Abstract P069: Quantifying the UK Benefits of reducing dietary trans fats: Modelling study
Introduction: Coronary Heart Disease (CHD) disease remains a leading cause of UK mortality, generating a large and unequal burden of disease. Dietary trans-fats represent a powerful CHD risk factor. However, UK efforts to reduce the dietary intake of trans-fats (currently 1% of daily energy) have been limited in comparison with some other nations. Furthermore, quantifying the potential outcomes of such measures, and the effects on health inequalities has rarely been researched. We therefore modelled the effect of specific reductions in trans fatty acid (TFA) intake on CHD mortality, CHD related admissions and its effect on socioeconomic inequalities up to 2030.
Methods: We extended the previously validated IMPACT model, to estimate the potential effects of reductions in TFA intake by 1% and 0.5% of daily energy upon the England and Wales population aged 25 years and above. We stratified these estimates by age, sex and Socioeconomic circumstances(SEC). We estimated a reduction in expected CHD deaths in 2030 attributable to a modest reduction in TF intake (-0.5% energy) and a complete ban (-1% energy). Main output measures were deaths prevented or postponed (DPP), life years gained (LYGs) and hospital admissions.
Results: Reducing trans-fat consumption in the English and Welsh population by 1% of daily energy intake would result in approximately 3,900 fewer deaths per year; 10,000 fewer hospital admissions; and 37,000 additional life years. Smaller TFA reductions of 0.5% would yield approximately 1,900 fewer deaths, 5,000 fewer hospital admissions, and gain approximately 18,000 life years.
Further, reducing trans-fats consumption to 0.5% across all SECs would reduce health inequalities. Three times as many DPPs and LYGs would be observed in the most deprived compared with the most affluent groups.
Conclusions: Reducing dietary trans-fat intakes could substantially decrease CHD mortality and hospital admissions, gaining thousands of life years. Crucially, this policy could also reduce health inequalities.

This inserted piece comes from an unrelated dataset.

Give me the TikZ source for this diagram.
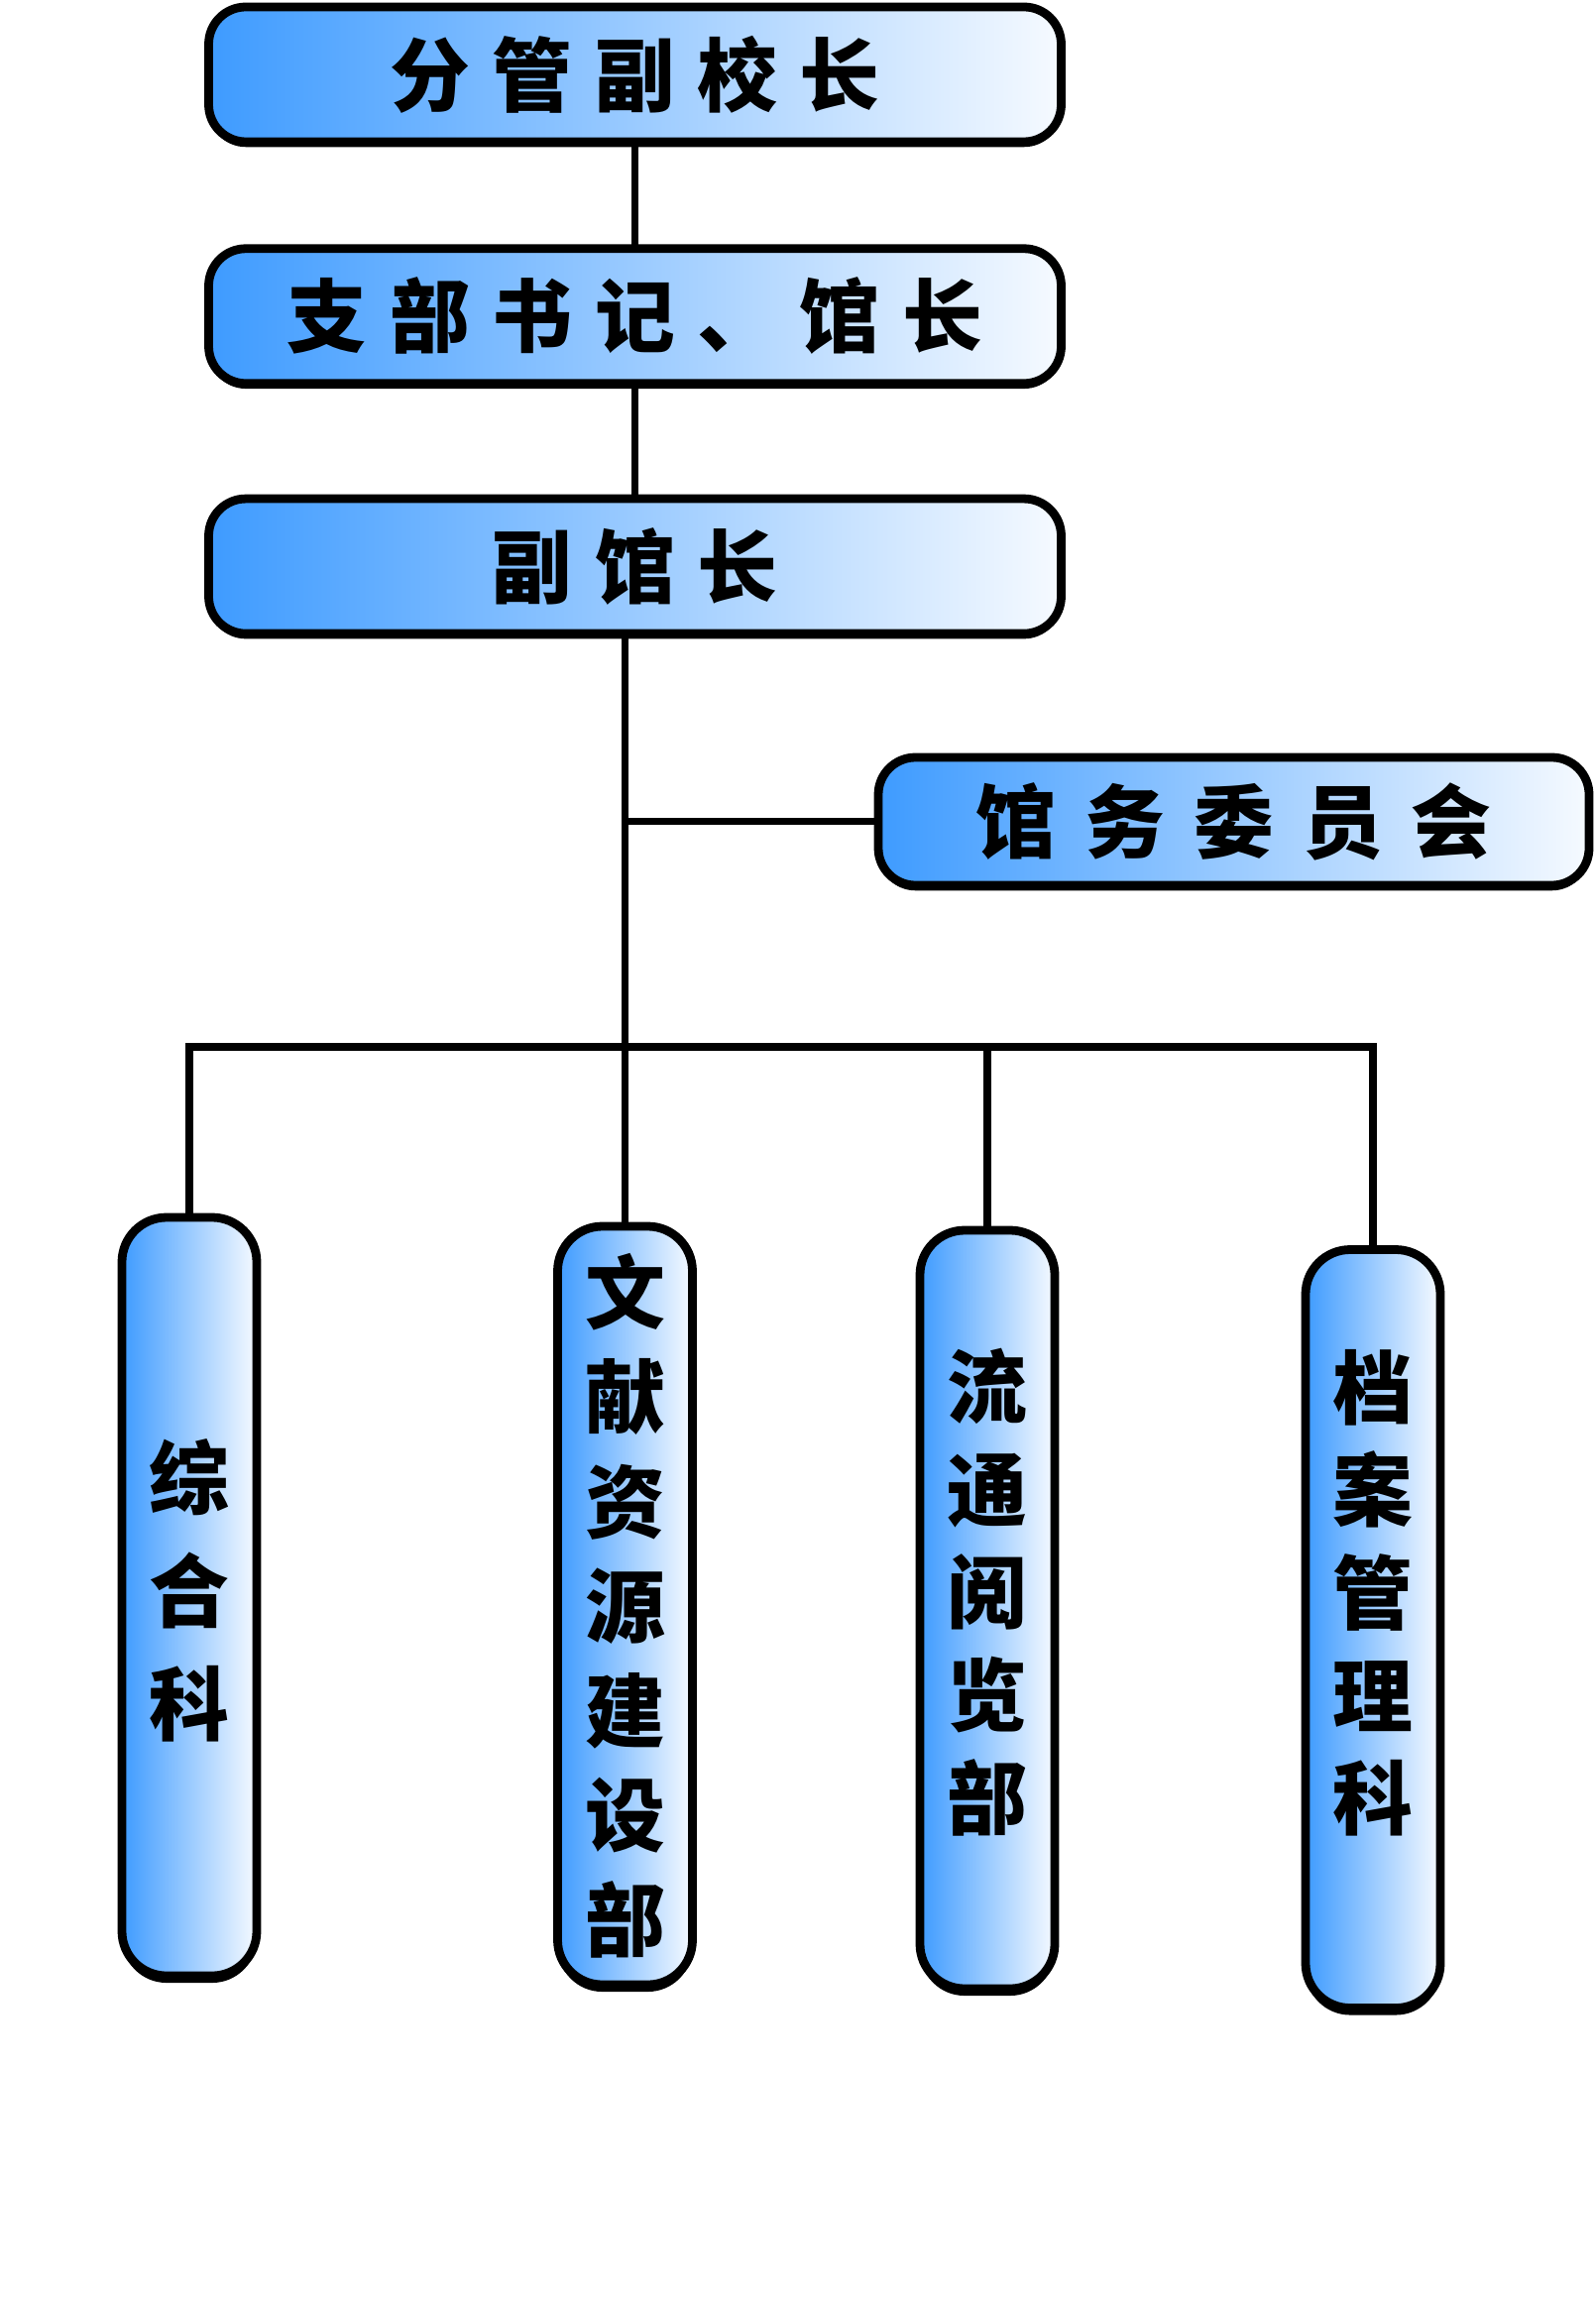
\documentclass[tikz,border=0pt]{standalone}
\usepackage{fontspec}
\usetikzlibrary{positioning,shadows}
\newfontfamily\cjk{Noto Sans CJK SC}
\newfontfamily\cjkwide[LetterSpace=28]{Noto Sans CJK SC}
\newfontfamily\cjkwider[LetterSpace=36]{Noto Sans CJK SC}
\definecolor{libblue}{HTML}{3E9BFF}
\definecolor{paleblue}{HTML}{F6FAFF}

\begin{document}
\begin{tikzpicture}[
    rank/.style={
        draw=black, line width=5pt, rounded corners=0.75cm,
        left color=libblue, right color=paleblue,
        minimum width=17.2cm, minimum height=2.72cm, inner sep=0pt,
        font=\cjkwide\bfseries\fontsize{46}{50}\selectfont,
        drop shadow={shadow xshift=0pt, shadow yshift=-3pt, fill=black, opacity=1}
    },
    dept/.style={
        draw=black, line width=5pt, rounded corners=0.9cm,
        left color=libblue, right color=paleblue,
        minimum width=2.72cm, minimum height=15.3cm, inner sep=0pt,
        align=center, font=\cjk\bfseries\fontsize{46}{#1}\selectfont,
        drop shadow={shadow xshift=0pt, shadow yshift=-4pt, fill=black, opacity=1}
    },
    link/.style={line width=4.2pt, line cap=rect},
]
\useasboundingbox (0,0) rectangle (32.18,-46.34);

% === Leadership (top column) ===
\node[rank] (head) at (12.81,-1.50) {分管副校长};
\node[rank, below=1.98cm of head] (secretary) {支部书记、馆长};
\node[rank, below=2.15cm of secretary] (vice) {副馆长};

% Committee on the side
\node[rank, minimum width=14.34cm, minimum height=2.58cm,
    font=\cjkwider\bfseries\fontsize{46}{50}\selectfont] (committee) at (24.89,-16.57) {馆务委员会};

% === Departments ===
\node[dept=65pt, text depth=0.4cm] (general) at (3.82,-32.21) {综\\合\\科};
\node[dept=60pt] (literature) at (12.61,-32.39) {文\\献\\资\\源\\建\\设\\部};
\node[dept=59pt, text depth=0.85cm] (circulation) at (19.92,-32.47) {流\\通\\阅\\览\\部};
\node[dept=59pt, text depth=1.6cm] (archive) at (27.70,-32.86) {档\\案\\管\\理\\科};

\coordinate (bus) at (0,-21.12);

% Connectors
\begin{scope}[on background layer/.try]
\draw[link] (head) -- (secretary);
\draw[link] (secretary) -- (vice);
\draw[link] (literature.north) -- (literature.north |- vice.south);
\draw[link] (committee.west) -- (committee.west -| literature.north);
\draw[link] (general.north) |- (bus -| archive.north) -- (archive.north);
\draw[link] (circulation.north) -- (circulation.north |- bus);
\end{scope}

\end{tikzpicture}
\end{document}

Strategies should therefore aim to achieve the lowest possible trans-fats intakes, as successfully achieved in many other European countries. However, such policies currently remain underused in the UK, generating an avoidable and unequal burden on the health services and on society.
Author Disclosures: J. Pearson-Stuttard: None. J. Critchley: None. S. Capewell: None. M. O'Flaherty: None.
- © 2014 by American Heart Association, Inc.